* **Information shown**:
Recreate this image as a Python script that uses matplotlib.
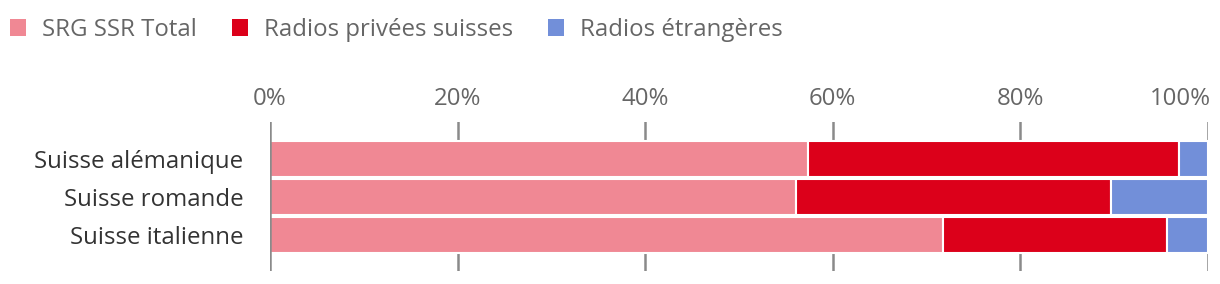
import matplotlib
matplotlib.use("Agg")
import matplotlib.pyplot as plt
from matplotlib.patches import Patch
from matplotlib.transforms import ScaledTranslation

categories = ["Suisse alémanique", "Suisse romande", "Suisse italienne"]
series_names = ["SRG SSR Total", "Radios privées suisses", "Radios étrangères"]
srg = [57.4, 56.1, 71.7]
privees = [39.5, 33.6, 23.9]
etrangeres = [3.1, 10.3, 4.4]
colors = ["#f08894", "#dc001a", "#728fd9"]
ticks = [0, 20, 40, 60, 80, 100]
tick_labels = ["0%", "20%", "40%", "60%", "80%", "100%"]

plt.rcParams['font.family'] = ['Open Sans', 'DejaVu Sans']
FS = 17.3

fig = plt.figure(figsize=(12.2, 2.84), dpi=100)
ax = fig.add_axes([270/1220, 1-271/284, (1208-270)/1220, (271-122)/284])

ypos = list(range(len(categories)))
left = [0]*len(categories)
for vals, col in zip([srg, privees, etrangeres], colors):
    ax.barh(ypos, vals, left=left, height=0.96, color=col, edgecolor="white", linewidth=1.5, zorder=3)
    left = [l+v for l, v in zip(left, vals)]

ax.set_xlim(0, 100)
ax.set_ylim(2.95, -0.97)
ax.set_xticks(ticks)
ax.set_xticklabels(tick_labels)
ax.xaxis.tick_top()
ax.tick_params(axis='x', length=0, pad=8, labelsize=FS, labelcolor="#666666")
xl = ax.get_xticklabels()
xl[-1].set_ha("right")
xl[-1].set_transform(xl[-1].get_transform() + ScaledTranslation(3/100, 0, fig.dpi_scale_trans))
ax.set_yticks(ypos)
ax.set_yticklabels(categories)
ax.tick_params(axis='y', length=0, pad=19, labelsize=FS, labelcolor="#333333")
for s in ax.spines.values():
    s.set_visible(False)
for t in ticks:
    ax.axvline(t, color="#8a8a8a", linewidth=1.8, zorder=2 if t != 0 else 4)

handles = [Patch(facecolor=c, edgecolor="none") for c in colors]
fig.legend(handles, series_names, loc="upper left", bbox_to_anchor=(10/1220, 1-18/284), ncol=3,
           frameon=False, fontsize=FS, labelcolor="#666666", handlelength=0.66, handleheight=0.66,
           handletextpad=0.68, columnspacing=1.45, borderaxespad=0, borderpad=0)

fig.savefig("out.png", dpi=100)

* **Exercise prompt**: Write down every line from the opening of the listing to the line with "1-271/284, (1208-270)/1220, (271-122)/284])", both included, and nothing else; the pictures are omitted.

* **Task solution**:
Recreate this image as a Python script that uses matplotlib.
import matplotlib
matplotlib.use("Agg")
import matplotlib.pyplot as plt
from matplotlib.patches import Patch
from matplotlib.transforms import ScaledTranslation

categories = ["Suisse alémanique", "Suisse romande", "Suisse italienne"]
series_names = ["SRG SSR Total", "Radios privées suisses", "Radios étrangères"]
srg = [57.4, 56.1, 71.7]
privees = [39.5, 33.6, 23.9]
etrangeres = [3.1, 10.3, 4.4]
colors = ["#f08894", "#dc001a", "#728fd9"]
ticks = [0, 20, 40, 60, 80, 100]
tick_labels = ["0%", "20%", "40%", "60%", "80%", "100%"]

plt.rcParams['font.family'] = ['Open Sans', 'DejaVu Sans']
FS = 17.3

fig = plt.figure(figsize=(12.2, 2.84), dpi=100)
ax = fig.add_axes([270/1220, 1-271/284, (1208-270)/1220, (271-122)/284])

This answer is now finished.